The Mandalorian is a television series.
Its strengths are television strengths.
The series thrives on character moments, episodic adventures, side stories, and gradual development. It gives characters time to breathe.
The movie felt like multiple episodes compressed into a little over two hours.
Some people I've talked to felt it was three episodes.
Others thought it felt like five.
My estimate is somewhere around four.
Regardless of the exact number, the effect is the same.
The connective tissue gets removed.
Character development gets compressed.
Background information disappears.
The quieter moments that make audiences care about characters are shortened or eliminated.
The result is a film that feels uneven.
Not because the individual scenes are bad, but because it was originally designed to function as serialized storytelling.
The irony is that the film's greatest weakness may be the very thing that made the television series successful.
The Odyssey: Billion-Dollar Success or Expensive Disappointment?
The second film people keep asking me about is Christopher Nolan's The Odyssey.
The first question is always:
"What do you think of it?"
The second question is usually:
"Will it make a billion dollars?"
Let's start with the movie itself.
As a history major who has read far too many books on the Bronze Age, I was put off by the trailers.
What I saw didn't feel much like the Bronze Age.
That doesn't automatically mean the movie will be bad.
Historical authenticity and cinematic storytelling are often different goals.
Still, my initial reaction was concern.
Hollywood has a long history of historical epics where the filmmakers decide they don't particularly like the appearance of the period they're depicting.
The result is often a movie that looks more like a modern interpretation of history than history itself.
When I watched the trailer, I didn't think "Homer."
I thought "Christopher Nolan's version of Homer."
That may prove to be a masterpiece.
It may prove to be a mistake.
We'll find out soon enough.
As for the box office, I think this is one of the easiest films to predict and one of the hardest films to predict simultaneously.
My take is simple.
There is no middle ground.
I don't see this film quietly making $950 million.
I don't see it barely crossing a billion.
Instead, I think we're looking at one of two outcomes.

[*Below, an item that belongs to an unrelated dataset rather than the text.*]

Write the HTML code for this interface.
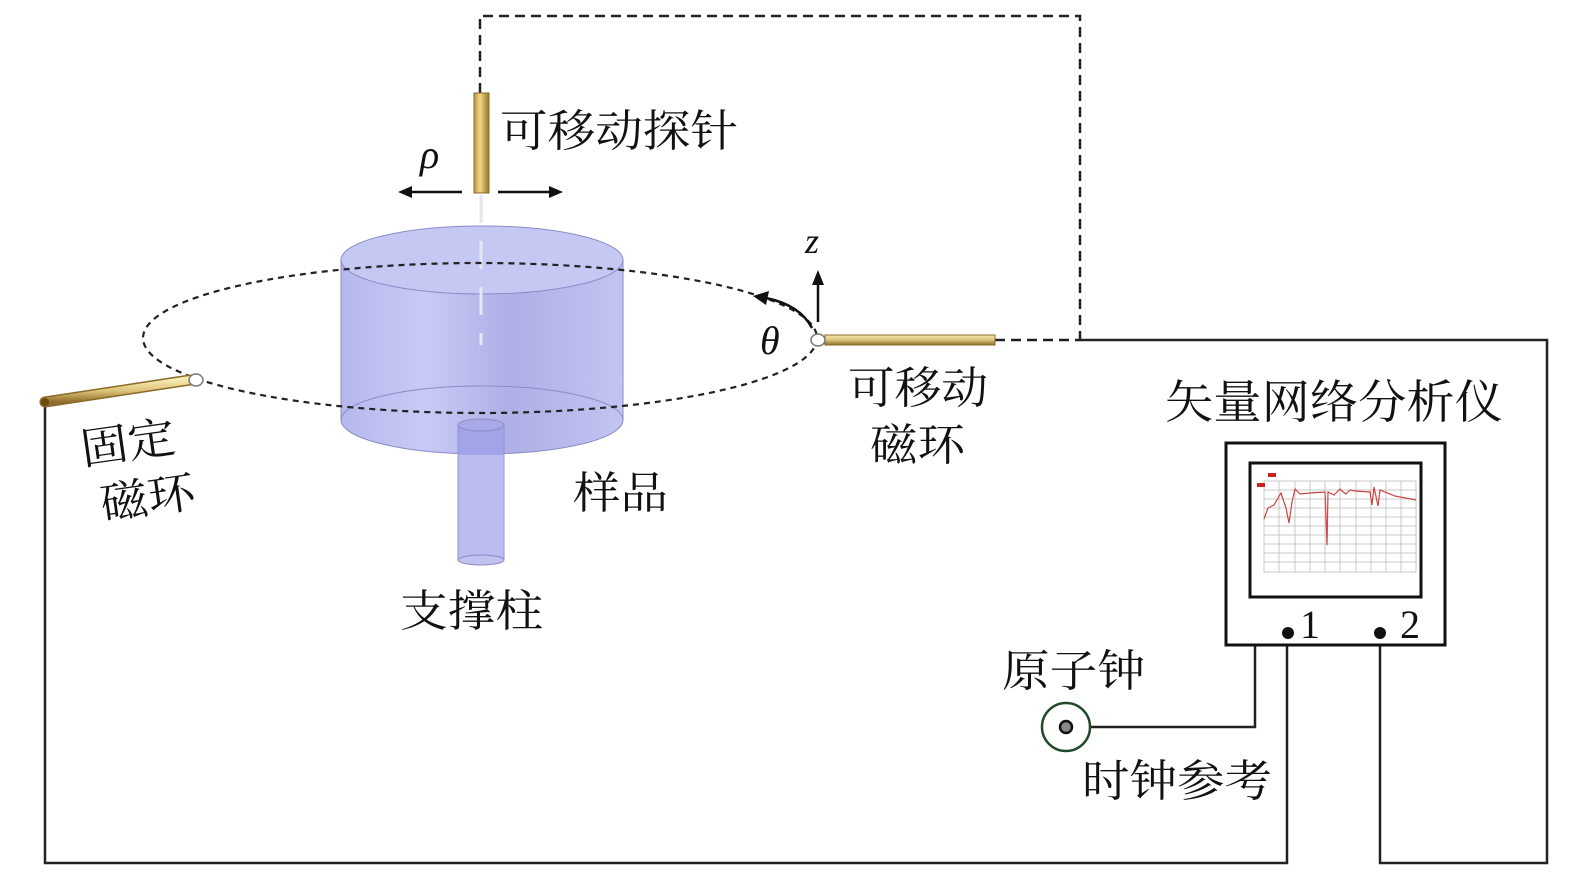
<!DOCTYPE html>
<html><head><meta charset="utf-8"><style>
html,body{margin:0;padding:0;background:#fff;}
svg{display:block;}
text{font-family:"Liberation Serif","Noto Serif CJK SC",serif;fill:#111;}
</style></head><body>
<svg width="1575" height="886" viewBox="0 0 1575 886" xmlns="http://www.w3.org/2000/svg">
<defs>
<linearGradient id="gold" x1="0" y1="0" x2="1" y2="0">
<stop offset="0" stop-color="#b8913a"/><stop offset="0.4" stop-color="#f0d98a"/><stop offset="1" stop-color="#9a7428"/>
</linearGradient>
<linearGradient id="goldh" x1="0" y1="0" x2="0" y2="1">
<stop offset="0" stop-color="#f6eab0"/><stop offset="0.5" stop-color="#dcc27a"/><stop offset="1" stop-color="#8f6d2a"/>
</linearGradient>
<linearGradient id="cyl" x1="0" y1="0" x2="1" y2="0">
<stop offset="0" stop-color="#b6b8ec"/><stop offset="0.3" stop-color="#c8caf6"/><stop offset="0.6" stop-color="#aeb0e6"/><stop offset="1" stop-color="#c2c4f2"/>
</linearGradient>
</defs>

<!-- wires -->
<path d="M480,93 V16 H1080 V340" fill="none" stroke="#222" stroke-width="2.5" stroke-dasharray="10,6"/>
<path d="M995,340 H1080" fill="none" stroke="#222" stroke-width="2.5" stroke-dasharray="10,6"/>
<path d="M1080,340 H1547 V863 H1380 V633" fill="none" stroke="#222" stroke-width="2.5"/>
<path d="M45,402 V863 H1287 V633" fill="none" stroke="#222" stroke-width="2.5"/>
<path d="M1090,727 H1255 V645" fill="none" stroke="#222" stroke-width="2.5"/>

<!-- cylinder -->
<path d="M341,260 V420 A141,34 0 0 0 623,420 V260 Z" fill="url(#cyl)" stroke="#8a8cc8" stroke-width="1"/>
<ellipse cx="482" cy="260" rx="141" ry="34" fill="#c6c8f4" stroke="#8a8cc8" stroke-width="1"/>
<path d="M341,420 A141,34 0 0 1 623,420" fill="none" stroke="#8a8cc8" stroke-width="1"/>
<rect x="458" y="425" width="46" height="135" fill="#b4b6ee" stroke="#8a8cc8" stroke-width="1" opacity="0.9"/>
<rect x="458" y="425" width="46" height="30" fill="#9a9ce6" opacity="0.7"/>
<ellipse cx="481" cy="425" rx="23" ry="6" fill="#a8aae8" stroke="#8a8cc8"/>
<ellipse cx="481" cy="560" rx="23" ry="5" fill="#c0c2f0" stroke="#8a8cc8"/>
<path d="M481,195 V345" stroke="#e6e6f0" stroke-width="3" stroke-dasharray="28,18"/>

<!-- dashed orbit -->
<ellipse cx="480" cy="338" rx="337" ry="75" fill="none" stroke="#222" stroke-width="2.2" stroke-dasharray="6,5"/>

<!-- probe -->
<rect x="474" y="93" width="15" height="100" fill="url(#gold)" stroke="#8a6a28" stroke-width="1"/>
<path d="M462,192 H406" stroke="#111" stroke-width="2.5"/><path d="M398,192 L412,186 L412,198 Z" fill="#111"/>
<path d="M498,192 H554" stroke="#111" stroke-width="2.5"/><path d="M563,192 L549,186 L549,198 Z" fill="#111"/>
<text x="420" y="168" font-size="40" font-style="italic">ρ</text>

<!-- right loop rod -->
<rect x="825" y="335" width="170" height="10" fill="url(#goldh)" stroke="#8a6a28" stroke-width="1"/>
<ellipse cx="818" cy="340" rx="7" ry="6" fill="#fff" stroke="#777" stroke-width="1.5"/>
<path d="M818,322 V282" stroke="#111" stroke-width="2.5"/><path d="M818,270 L812,285 L824,285 Z" fill="#111"/>
<text x="805" y="253" font-size="36" font-style="italic">z</text>
<path d="M812,328 Q800,305 766,298" fill="none" stroke="#111" stroke-width="2.5"/>
<path d="M753,296 L769,291 L766,305 Z" fill="#111"/>
<text x="760" y="354" font-size="40" font-style="italic">θ</text>

<!-- left rod -->
<path d="M45,402 L190,380" stroke="#8a6a28" stroke-width="11" stroke-linecap="round"/>
<path d="M45,402 L190,380" stroke="url(#goldh)" stroke-width="8" stroke-linecap="round"/>
<ellipse cx="196" cy="380" rx="7" ry="6" fill="#fff" stroke="#777" stroke-width="1.5"/>
<circle cx="45" cy="402" r="4" fill="#6b4b10"/>

<!-- VNA -->
<rect x="1226" y="443" width="219" height="202" fill="#fff" stroke="#111" stroke-width="3"/>
<rect x="1250" y="463" width="171" height="134" fill="#fff" stroke="#111" stroke-width="3"/>
<g stroke="#bbb" stroke-width="0.8">
<path d="M1264,481 H1416 M1264,490 H1416 M1264,499 H1416 M1264,508 H1416 M1264,517 H1416 M1264,526 H1416 M1264,535 H1416 M1264,544 H1416 M1264,553 H1416 M1264,562 H1416 M1264,572 H1416"/>
<path d="M1264,481 V572 M1279,481 V572 M1295,481 V572 M1310,481 V572 M1325,481 V572 M1340,481 V572 M1356,481 V572 M1371,481 V572 M1386,481 V572 M1401,481 V572 M1416,481 V572"/>
</g>
<path d="M1264,519 L1268,508 L1274,505 L1281,493 L1286,508 L1289,523 L1292,502 L1295,489 L1300,494 L1310,493 L1325,492 L1327,545 L1328,492 L1334,495 L1340,489 L1342,491 L1346,494 L1350,490 L1355,491 L1370,492 L1372,505 L1374,487 L1378,506 L1380,490 L1395,496 L1416,500" fill="none" stroke="#c44" stroke-width="1.2"/>
<rect x="1257" y="483" width="8" height="4" fill="#c22"/>
<rect x="1268" y="473" width="8" height="4" fill="#c22"/>
<text x="1300" y="638" font-size="40">1</text>
<text x="1400" y="638" font-size="40">2</text>
<circle cx="1288" cy="633" r="6" fill="#111"/>
<circle cx="1380" cy="633" r="6" fill="#111"/>

<!-- atomic clock -->
<circle cx="1066" cy="727" r="24" fill="#fff" stroke="#1e4a2a" stroke-width="2.5"/>
<circle cx="1066" cy="727" r="6" fill="#888" stroke="#111" stroke-width="2.5"/>

<!-- labels -->
<text x="500" y="146" font-size="44" textLength="238" lengthAdjust="spacingAndGlyphs">可移动探针</text>
<text x="848" y="403" font-size="44" textLength="140" lengthAdjust="spacingAndGlyphs">可移动</text>
<text x="870" y="460" font-size="44" textLength="95" lengthAdjust="spacingAndGlyphs">磁环</text>
<text x="1165" y="418" font-size="46" textLength="338" lengthAdjust="spacingAndGlyphs">矢量网络分析仪</text>
<text x="573" y="508" font-size="44" textLength="95" lengthAdjust="spacingAndGlyphs">样品</text>
<text x="400" y="626" font-size="44" textLength="143" lengthAdjust="spacingAndGlyphs">支撑柱</text>
<text x="1002" y="686" font-size="44" textLength="143" lengthAdjust="spacingAndGlyphs">原子钟</text>
<text x="1082" y="796" font-size="44" textLength="190" lengthAdjust="spacingAndGlyphs">时钟参考</text>
<g transform="rotate(-8 130 440)">
<text x="80" y="458" font-size="44" textLength="95" lengthAdjust="spacingAndGlyphs">固定</text>
<text x="92" y="515" font-size="44" textLength="95" lengthAdjust="spacingAndGlyphs">磁环</text>
</g>
</svg>
</body></html>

Either it finishes in the $750-900 million range and is viewed as a disappointment relative to expectations.
Or it explodes into the $1.2-1.4 billion range and becomes one of the biggest hits of the decade.
Why?
Christopher Nolan.
After Oppenheimer, Nolan is one of the few directors whose name alone sells tickets.
The question isn't whether Nolan's fans will show up.
They already have.
What concerns me is that large-format screenings are selling well while standard screenings appear much softer.

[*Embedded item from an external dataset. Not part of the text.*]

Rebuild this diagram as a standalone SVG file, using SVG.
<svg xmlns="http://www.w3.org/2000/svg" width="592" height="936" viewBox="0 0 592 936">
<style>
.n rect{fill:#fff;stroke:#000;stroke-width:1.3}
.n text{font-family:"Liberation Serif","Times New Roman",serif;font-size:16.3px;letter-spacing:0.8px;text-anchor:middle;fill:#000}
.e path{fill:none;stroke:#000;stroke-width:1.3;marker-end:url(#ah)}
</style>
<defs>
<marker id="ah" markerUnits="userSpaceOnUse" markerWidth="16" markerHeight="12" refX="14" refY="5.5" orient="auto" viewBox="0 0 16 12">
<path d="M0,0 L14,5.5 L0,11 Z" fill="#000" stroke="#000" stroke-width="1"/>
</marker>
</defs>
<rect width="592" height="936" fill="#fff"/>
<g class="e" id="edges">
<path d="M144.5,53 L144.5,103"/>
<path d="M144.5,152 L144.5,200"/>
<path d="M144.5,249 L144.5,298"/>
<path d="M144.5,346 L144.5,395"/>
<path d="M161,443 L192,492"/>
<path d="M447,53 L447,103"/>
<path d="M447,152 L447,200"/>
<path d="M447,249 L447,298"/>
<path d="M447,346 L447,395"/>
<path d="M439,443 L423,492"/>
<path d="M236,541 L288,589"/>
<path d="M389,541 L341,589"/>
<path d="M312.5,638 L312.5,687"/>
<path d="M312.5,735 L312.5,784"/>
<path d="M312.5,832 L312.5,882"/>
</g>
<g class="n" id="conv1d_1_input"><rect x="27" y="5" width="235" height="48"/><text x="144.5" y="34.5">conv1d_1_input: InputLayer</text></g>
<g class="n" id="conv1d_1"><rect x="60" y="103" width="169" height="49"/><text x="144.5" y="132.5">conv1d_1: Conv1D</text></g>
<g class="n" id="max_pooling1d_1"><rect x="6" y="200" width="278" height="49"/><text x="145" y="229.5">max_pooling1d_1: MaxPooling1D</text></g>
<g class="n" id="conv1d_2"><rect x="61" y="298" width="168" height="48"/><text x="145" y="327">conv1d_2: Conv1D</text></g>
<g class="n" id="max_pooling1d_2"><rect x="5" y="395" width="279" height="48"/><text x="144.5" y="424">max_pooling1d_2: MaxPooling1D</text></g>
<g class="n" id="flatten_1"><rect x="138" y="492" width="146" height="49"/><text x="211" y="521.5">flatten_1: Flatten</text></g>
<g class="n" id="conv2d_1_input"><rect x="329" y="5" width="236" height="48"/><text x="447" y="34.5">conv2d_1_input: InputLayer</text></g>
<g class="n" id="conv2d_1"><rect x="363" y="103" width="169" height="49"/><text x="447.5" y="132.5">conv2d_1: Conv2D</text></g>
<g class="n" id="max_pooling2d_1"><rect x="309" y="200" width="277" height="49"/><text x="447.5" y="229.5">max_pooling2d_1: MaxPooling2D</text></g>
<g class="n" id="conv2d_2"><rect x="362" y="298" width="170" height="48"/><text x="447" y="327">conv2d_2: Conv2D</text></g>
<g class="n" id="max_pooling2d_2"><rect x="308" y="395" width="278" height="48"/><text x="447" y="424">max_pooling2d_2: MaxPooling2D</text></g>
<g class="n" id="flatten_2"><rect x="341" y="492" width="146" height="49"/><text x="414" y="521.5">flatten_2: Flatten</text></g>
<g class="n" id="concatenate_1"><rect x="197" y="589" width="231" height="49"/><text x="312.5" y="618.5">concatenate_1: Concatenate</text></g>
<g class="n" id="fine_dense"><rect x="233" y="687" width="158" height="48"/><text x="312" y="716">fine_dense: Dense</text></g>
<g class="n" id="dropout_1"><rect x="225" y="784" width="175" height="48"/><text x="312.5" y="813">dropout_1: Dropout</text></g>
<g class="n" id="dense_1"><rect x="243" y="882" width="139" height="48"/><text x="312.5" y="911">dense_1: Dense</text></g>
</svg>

That suggests the core Nolan audience has bought tickets.
The question is whether everyone else follows.
The film also has limited time to establish itself before Spider-Man: Brand New Day begins consuming screens and premium formats.
The opening weeks will determine everything.

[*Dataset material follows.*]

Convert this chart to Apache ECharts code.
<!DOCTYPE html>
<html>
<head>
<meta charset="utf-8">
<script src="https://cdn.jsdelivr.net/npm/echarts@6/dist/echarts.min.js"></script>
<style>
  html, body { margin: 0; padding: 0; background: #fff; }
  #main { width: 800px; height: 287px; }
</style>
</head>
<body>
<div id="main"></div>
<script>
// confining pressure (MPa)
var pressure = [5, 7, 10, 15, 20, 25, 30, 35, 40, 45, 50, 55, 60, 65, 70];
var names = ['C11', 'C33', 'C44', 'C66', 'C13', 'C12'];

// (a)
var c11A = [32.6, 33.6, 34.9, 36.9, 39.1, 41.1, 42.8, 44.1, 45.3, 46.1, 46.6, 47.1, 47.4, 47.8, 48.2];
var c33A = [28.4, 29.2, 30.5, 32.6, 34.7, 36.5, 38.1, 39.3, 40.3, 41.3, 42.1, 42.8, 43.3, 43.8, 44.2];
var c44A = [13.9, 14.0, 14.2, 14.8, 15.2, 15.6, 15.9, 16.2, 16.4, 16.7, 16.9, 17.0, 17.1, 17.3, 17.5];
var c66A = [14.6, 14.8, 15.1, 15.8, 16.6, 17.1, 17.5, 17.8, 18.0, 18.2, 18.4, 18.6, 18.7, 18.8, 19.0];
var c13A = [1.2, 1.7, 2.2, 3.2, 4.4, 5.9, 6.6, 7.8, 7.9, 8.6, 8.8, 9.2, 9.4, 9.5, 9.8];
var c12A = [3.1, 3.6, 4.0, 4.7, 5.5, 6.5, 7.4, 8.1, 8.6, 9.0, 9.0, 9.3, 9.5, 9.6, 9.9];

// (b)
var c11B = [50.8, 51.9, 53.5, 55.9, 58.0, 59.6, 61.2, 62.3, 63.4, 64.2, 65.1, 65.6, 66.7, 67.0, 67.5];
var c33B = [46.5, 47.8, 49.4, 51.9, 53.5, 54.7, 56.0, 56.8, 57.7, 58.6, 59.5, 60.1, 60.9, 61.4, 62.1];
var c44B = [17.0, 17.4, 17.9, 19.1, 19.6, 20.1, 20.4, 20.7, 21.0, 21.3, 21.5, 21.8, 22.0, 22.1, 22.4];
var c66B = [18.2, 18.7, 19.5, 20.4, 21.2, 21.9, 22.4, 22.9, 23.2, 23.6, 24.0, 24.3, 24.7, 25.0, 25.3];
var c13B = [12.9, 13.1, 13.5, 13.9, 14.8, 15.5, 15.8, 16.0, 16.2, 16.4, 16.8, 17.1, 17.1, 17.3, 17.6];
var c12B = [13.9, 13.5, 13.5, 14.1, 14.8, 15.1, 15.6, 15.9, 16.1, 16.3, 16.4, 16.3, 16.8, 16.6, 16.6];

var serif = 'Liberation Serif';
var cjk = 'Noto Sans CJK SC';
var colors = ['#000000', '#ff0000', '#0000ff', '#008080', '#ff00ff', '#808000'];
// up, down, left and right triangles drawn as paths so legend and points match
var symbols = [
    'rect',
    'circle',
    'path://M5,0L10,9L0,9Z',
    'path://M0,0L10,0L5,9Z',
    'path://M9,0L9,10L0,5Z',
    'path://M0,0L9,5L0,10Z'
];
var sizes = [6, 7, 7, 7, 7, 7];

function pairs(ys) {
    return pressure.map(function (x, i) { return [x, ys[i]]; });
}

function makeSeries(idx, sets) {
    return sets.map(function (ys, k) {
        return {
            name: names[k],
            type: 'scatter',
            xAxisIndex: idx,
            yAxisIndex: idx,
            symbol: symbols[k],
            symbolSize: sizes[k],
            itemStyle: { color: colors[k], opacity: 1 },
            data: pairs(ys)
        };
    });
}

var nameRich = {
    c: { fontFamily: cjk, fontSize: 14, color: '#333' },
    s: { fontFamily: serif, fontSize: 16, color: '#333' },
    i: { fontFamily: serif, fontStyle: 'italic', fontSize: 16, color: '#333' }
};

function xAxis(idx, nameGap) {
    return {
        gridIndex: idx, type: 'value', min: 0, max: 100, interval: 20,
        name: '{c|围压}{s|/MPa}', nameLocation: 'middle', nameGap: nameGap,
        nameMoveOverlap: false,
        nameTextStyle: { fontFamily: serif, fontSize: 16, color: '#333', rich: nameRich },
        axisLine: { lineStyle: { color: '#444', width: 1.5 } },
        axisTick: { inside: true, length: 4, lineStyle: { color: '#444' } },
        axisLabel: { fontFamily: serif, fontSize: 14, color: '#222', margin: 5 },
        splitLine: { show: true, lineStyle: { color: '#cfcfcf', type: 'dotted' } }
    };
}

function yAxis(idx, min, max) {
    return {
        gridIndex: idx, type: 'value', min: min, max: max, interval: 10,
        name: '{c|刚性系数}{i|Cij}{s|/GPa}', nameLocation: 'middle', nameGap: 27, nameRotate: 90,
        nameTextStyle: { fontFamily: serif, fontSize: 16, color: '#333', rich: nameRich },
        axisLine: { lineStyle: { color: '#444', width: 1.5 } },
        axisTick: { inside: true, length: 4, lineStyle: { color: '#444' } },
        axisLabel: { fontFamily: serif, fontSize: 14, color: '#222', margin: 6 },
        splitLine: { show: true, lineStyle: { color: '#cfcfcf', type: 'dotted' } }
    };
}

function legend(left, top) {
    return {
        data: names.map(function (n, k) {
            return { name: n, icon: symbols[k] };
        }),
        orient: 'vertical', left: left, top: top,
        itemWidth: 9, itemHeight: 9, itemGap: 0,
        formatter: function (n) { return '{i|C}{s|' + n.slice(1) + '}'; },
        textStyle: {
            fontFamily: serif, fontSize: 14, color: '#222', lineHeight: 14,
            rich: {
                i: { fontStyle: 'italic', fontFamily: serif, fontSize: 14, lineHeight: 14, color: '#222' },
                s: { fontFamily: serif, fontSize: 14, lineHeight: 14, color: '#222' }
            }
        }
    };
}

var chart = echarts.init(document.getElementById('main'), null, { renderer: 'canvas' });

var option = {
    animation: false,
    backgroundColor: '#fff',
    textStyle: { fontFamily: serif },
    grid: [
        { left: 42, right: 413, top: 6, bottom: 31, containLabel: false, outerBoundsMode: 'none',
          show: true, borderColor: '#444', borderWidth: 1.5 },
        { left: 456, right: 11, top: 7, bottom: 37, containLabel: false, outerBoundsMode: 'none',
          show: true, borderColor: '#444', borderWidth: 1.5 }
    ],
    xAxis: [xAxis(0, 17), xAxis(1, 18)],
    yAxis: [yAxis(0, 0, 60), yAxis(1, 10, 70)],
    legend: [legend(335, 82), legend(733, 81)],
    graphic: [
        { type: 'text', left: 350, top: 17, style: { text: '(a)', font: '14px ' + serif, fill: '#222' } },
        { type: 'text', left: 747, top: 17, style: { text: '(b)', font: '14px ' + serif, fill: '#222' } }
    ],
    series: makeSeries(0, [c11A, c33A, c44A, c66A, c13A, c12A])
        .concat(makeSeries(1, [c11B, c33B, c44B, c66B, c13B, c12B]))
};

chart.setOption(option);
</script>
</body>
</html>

The Collision Course: Avengers vs. Dune
The third conversation is actually two films.
Avengers: Doomsday and Dune 3.
Why discuss them together?
Because they are currently scheduled to release on the same day.
That alone makes this one of the most fascinating box office battles in years.
Even more interesting is how the studios appear to have divided the battlefield.
Warner Bros. has secured the IMAX screens for Dune 3.
Disney has secured virtually everything else for Avengers: Doomsday.
Both studios are playing to their strengths.
Warner Bros. is betting that audiences want to experience Dune in premium formats.
Disney is betting that Marvel wins through scale.
If both films remain on the same date, I think the opening weekend is relatively straightforward.
Avengers: Doomsday is likely looking at an opening north of $200 million domestically.
Possibly much higher.
Dune 3 probably lands in the $50-60 million range.
At first glance that looks like a blowout.
I don't think it is.
The two franchises behave differently.
Marvel films tend to be front-loaded.
They generate enormous opening weekends.
The Dune films rely more heavily on premium-format sales, critical reception, and audience word of mouth.
The real battle won't be opening weekend.
It will be the weeks that follow.
Can Dune 3 dominate premium formats long enough to build momentum?
Can Avengers: Doomsday reestablish Marvel as appointment viewing?
Both films have enormous stakes.
For Warner Bros., Dune 3 is prestige filmmaking with potential Oscar implications.
For Disney, Avengers: Doomsday may be the most important Marvel film since Endgame.
Neither studio wants to blink.
Yet history tells us studios are brave until the spreadsheets tell them not to be.
Would I be shocked if one moved?
Not at all.
Would I be surprised if both held their ground?
Not really.
There is simply too much at stake for either company.
Why I Still Enjoy Talking About Movies
The funny thing about these conversations is that they remind me why I enjoyed reviewing movies all those years ago.
The movies themselves are interesting.
The audience is fascinating.
The business can be downright unpredictable.
Most people ask whether a movie will be good.
I find myself asking different questions.
Who is the audience?
What are they expecting?
What experience are they paying for?
And perhaps most importantly:
Does the movie understand what its audience wants?
Because more often than not, that answer determines the box office long before the first ticket is sold.